**SUPPLIED INFORMATION:**
________________________________________

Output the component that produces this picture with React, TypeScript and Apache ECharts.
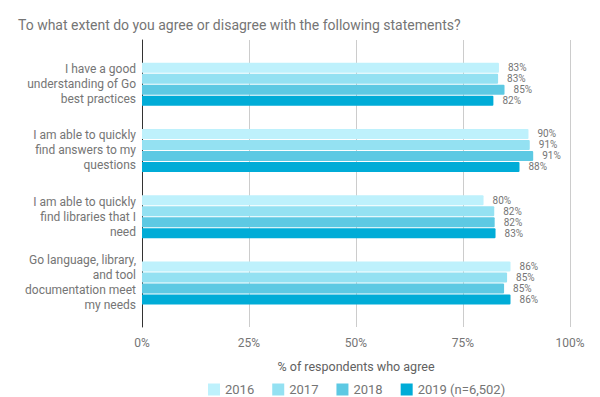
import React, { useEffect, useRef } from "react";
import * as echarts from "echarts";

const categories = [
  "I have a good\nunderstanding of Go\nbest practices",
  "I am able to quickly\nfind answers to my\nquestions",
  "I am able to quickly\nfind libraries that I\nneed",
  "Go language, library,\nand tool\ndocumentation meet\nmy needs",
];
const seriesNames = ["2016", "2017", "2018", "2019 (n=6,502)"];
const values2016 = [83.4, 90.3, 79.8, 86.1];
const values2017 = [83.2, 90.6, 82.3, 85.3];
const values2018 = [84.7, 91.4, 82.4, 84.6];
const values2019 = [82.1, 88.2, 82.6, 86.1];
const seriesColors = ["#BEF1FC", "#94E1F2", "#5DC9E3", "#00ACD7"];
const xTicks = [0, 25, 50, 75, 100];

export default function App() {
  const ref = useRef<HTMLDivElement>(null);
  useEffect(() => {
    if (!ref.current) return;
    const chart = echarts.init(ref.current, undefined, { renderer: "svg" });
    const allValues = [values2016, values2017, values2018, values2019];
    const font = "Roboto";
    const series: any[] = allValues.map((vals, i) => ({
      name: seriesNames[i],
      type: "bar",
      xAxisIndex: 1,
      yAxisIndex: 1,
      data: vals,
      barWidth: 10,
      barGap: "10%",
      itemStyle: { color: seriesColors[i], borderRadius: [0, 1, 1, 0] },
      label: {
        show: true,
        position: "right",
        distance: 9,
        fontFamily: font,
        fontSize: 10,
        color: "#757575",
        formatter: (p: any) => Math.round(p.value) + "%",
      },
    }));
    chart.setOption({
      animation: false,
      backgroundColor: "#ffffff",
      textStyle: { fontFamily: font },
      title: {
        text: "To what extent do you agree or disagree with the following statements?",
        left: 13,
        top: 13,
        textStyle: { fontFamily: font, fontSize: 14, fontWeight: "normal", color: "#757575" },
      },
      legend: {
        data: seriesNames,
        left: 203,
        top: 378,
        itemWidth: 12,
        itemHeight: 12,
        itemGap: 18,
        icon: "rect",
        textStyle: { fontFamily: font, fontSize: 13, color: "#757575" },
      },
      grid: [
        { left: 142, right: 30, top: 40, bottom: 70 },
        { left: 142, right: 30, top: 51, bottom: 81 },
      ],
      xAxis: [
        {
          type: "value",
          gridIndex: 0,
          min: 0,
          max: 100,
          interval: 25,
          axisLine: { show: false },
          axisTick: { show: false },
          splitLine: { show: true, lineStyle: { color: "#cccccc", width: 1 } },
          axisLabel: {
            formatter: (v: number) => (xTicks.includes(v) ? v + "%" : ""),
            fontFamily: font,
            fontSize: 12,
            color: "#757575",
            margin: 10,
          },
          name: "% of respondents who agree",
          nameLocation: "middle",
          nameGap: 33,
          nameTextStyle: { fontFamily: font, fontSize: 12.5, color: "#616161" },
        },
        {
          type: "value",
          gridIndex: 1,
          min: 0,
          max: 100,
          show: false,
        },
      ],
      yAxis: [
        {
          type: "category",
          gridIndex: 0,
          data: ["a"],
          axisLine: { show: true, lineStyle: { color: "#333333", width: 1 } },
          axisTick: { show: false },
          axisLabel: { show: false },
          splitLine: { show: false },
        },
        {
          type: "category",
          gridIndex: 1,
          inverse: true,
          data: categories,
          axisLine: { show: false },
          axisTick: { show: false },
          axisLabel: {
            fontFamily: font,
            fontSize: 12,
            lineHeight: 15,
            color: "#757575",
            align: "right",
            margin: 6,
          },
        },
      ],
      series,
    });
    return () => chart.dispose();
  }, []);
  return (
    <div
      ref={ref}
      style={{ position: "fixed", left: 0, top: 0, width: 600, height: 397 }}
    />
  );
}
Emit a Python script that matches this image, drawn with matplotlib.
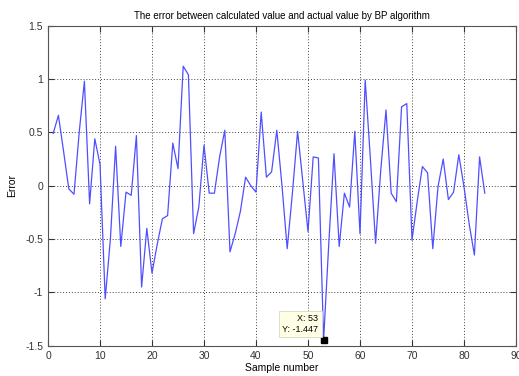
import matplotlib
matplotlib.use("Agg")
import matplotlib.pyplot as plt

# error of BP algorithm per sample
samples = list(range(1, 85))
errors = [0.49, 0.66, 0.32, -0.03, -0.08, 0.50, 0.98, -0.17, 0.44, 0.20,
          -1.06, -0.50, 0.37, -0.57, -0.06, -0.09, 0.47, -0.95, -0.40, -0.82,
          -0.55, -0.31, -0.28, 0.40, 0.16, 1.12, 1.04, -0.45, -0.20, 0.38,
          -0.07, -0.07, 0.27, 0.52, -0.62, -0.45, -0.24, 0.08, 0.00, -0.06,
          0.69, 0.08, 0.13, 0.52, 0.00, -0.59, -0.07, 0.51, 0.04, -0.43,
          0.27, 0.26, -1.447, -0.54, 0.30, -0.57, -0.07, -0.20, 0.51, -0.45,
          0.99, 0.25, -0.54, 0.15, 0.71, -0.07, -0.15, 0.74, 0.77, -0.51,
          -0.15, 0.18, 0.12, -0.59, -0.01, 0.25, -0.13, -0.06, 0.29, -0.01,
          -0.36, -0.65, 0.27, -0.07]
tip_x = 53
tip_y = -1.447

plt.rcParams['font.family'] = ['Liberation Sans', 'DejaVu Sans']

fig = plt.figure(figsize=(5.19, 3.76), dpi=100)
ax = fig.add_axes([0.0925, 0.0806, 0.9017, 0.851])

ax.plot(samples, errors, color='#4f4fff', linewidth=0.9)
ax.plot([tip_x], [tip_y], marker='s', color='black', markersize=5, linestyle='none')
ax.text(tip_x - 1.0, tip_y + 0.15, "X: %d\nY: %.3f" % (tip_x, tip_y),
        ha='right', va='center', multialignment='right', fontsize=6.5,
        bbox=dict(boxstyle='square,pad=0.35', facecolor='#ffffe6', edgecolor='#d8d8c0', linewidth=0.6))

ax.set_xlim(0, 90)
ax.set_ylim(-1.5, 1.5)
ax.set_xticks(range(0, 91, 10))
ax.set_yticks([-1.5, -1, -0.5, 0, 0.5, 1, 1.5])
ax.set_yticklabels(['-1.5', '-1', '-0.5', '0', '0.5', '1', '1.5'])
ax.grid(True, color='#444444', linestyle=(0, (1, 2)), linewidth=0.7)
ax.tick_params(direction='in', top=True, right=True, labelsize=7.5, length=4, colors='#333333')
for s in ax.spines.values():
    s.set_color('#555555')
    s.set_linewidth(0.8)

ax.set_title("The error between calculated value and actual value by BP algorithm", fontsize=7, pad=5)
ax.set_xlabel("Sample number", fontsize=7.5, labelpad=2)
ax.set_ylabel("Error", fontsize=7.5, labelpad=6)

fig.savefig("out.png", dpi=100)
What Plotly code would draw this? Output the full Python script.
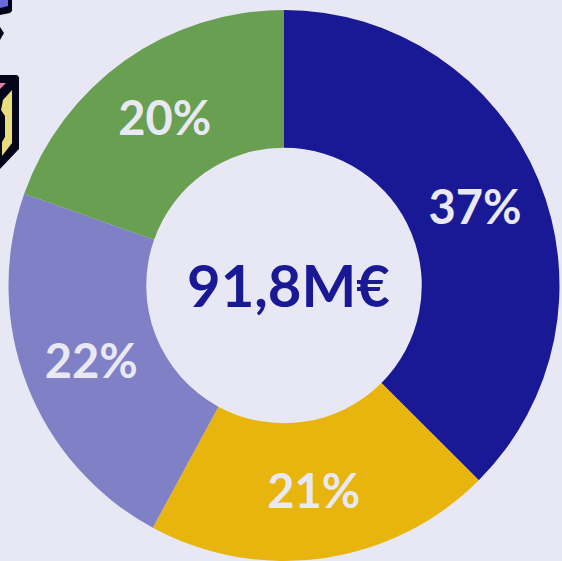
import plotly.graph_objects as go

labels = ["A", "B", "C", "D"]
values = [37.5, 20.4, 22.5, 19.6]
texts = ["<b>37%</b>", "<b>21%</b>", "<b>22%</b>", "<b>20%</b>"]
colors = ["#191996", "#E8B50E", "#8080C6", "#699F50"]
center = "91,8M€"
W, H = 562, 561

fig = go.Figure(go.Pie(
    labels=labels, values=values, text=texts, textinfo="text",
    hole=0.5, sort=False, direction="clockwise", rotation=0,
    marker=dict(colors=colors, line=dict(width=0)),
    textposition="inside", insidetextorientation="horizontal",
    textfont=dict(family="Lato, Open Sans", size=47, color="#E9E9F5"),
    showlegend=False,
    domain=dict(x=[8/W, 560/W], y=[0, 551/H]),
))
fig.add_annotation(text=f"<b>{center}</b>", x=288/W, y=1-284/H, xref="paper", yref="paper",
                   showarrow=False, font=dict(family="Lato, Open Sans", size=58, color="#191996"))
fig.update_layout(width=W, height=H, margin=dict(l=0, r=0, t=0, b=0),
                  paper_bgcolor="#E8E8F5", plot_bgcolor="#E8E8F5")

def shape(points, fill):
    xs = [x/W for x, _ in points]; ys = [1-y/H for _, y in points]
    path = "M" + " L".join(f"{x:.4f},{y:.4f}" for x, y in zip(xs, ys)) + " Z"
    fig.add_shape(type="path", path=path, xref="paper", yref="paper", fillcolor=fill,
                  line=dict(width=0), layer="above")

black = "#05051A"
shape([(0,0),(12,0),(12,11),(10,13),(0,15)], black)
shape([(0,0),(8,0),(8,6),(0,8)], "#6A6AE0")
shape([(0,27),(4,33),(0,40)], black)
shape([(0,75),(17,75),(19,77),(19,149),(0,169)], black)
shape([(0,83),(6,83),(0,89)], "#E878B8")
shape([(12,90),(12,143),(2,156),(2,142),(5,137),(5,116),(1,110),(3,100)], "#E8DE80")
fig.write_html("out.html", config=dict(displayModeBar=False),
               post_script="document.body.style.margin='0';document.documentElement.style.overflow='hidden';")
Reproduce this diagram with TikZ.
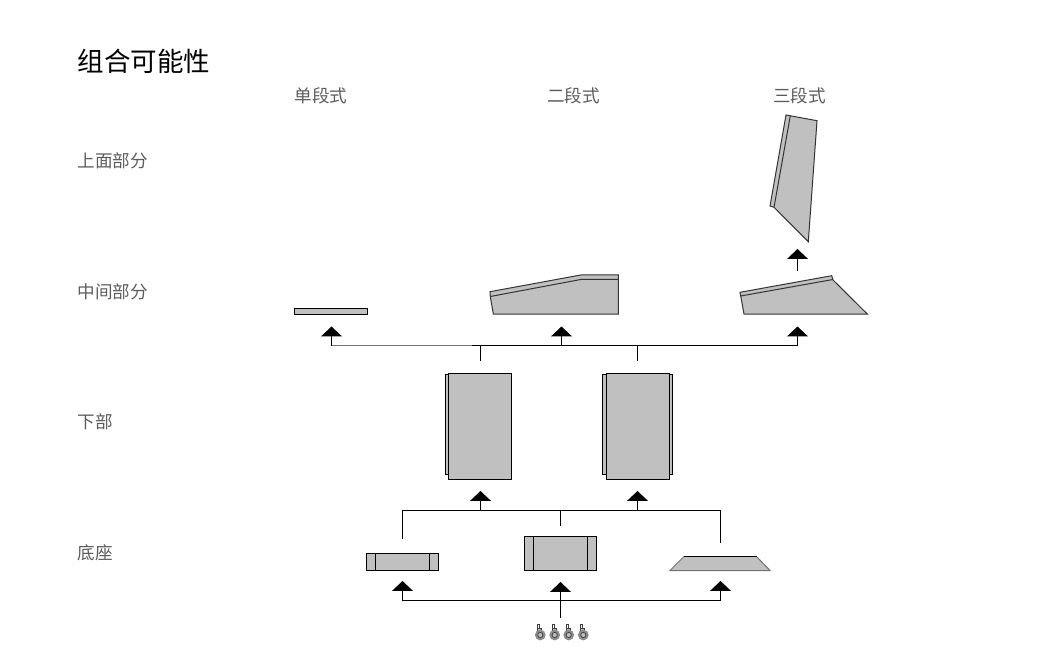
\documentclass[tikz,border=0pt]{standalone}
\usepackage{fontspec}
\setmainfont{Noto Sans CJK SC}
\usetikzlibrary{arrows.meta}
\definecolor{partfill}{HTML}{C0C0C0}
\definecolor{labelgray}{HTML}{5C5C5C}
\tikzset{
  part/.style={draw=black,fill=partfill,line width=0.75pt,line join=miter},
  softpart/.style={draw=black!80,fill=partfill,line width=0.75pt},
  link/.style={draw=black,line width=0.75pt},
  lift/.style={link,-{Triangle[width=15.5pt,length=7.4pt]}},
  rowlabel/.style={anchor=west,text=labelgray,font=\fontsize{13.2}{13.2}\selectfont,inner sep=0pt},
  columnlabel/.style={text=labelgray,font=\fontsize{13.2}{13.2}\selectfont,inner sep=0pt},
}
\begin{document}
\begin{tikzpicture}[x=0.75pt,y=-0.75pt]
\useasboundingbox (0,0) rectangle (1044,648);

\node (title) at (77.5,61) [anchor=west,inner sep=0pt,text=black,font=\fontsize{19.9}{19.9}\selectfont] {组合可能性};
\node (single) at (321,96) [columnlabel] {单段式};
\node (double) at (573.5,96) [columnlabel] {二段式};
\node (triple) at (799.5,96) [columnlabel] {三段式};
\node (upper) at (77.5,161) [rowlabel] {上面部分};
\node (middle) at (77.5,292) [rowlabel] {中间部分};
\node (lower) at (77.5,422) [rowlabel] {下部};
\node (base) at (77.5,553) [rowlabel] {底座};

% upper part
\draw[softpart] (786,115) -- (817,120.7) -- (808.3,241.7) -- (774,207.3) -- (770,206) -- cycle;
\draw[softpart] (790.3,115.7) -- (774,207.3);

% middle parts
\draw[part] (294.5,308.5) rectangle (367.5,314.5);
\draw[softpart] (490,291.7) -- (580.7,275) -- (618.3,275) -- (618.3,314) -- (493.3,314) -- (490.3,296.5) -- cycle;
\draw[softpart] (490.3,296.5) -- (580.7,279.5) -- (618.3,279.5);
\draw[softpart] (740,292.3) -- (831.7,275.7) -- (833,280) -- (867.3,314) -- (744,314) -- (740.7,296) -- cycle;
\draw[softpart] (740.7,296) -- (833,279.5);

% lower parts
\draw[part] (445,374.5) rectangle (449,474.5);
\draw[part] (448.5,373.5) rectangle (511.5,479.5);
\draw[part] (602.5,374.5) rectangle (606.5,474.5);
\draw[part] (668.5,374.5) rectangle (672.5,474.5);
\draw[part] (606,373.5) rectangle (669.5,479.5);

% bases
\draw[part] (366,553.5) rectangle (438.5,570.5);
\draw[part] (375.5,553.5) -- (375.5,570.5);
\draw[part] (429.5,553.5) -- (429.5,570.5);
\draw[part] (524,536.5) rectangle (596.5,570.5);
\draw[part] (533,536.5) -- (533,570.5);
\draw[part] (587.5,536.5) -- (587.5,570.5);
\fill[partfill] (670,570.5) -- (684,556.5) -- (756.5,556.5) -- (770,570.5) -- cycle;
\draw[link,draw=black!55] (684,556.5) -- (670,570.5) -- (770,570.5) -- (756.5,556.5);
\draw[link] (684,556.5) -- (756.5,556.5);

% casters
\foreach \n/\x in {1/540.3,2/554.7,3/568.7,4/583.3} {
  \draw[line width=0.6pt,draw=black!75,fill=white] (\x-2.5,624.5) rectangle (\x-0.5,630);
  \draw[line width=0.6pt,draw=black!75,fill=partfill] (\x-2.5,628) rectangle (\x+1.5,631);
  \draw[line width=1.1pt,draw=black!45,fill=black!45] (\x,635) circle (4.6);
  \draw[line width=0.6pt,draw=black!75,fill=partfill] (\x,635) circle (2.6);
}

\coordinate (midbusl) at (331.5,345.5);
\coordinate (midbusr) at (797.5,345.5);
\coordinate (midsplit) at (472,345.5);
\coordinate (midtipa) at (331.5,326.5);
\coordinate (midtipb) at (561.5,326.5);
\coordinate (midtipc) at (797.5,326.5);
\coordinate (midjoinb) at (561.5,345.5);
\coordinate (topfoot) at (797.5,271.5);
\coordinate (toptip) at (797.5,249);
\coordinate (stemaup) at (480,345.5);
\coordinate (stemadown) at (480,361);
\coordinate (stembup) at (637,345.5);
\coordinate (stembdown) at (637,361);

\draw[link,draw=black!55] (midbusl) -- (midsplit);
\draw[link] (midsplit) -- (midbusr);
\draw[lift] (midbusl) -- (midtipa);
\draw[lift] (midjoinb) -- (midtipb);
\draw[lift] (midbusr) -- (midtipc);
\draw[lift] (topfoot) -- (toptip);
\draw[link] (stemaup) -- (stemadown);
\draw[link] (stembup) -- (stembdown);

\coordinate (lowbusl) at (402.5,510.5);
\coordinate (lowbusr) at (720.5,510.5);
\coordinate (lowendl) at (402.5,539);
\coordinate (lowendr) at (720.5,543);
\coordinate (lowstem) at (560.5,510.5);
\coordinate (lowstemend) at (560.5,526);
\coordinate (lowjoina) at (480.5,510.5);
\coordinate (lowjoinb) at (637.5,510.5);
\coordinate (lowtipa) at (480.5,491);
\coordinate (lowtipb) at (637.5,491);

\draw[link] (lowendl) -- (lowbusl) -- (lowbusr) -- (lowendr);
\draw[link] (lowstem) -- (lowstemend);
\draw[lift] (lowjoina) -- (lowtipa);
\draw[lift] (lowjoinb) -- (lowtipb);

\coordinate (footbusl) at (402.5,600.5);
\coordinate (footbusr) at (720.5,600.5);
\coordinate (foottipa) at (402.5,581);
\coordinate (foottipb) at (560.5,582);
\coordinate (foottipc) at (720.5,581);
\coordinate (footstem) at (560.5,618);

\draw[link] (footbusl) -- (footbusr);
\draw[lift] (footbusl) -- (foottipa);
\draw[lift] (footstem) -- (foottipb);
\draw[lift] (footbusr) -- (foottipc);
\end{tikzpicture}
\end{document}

________________________________________

**WRITTEN EXERCISE:** Extract from the data every line where "Python" shows up.

**SOLUTION TO THIS EXERCISE:**
Emit a Python script that matches this image, drawn with matplotlib.
What Plotly code would draw this? Output the full Python script.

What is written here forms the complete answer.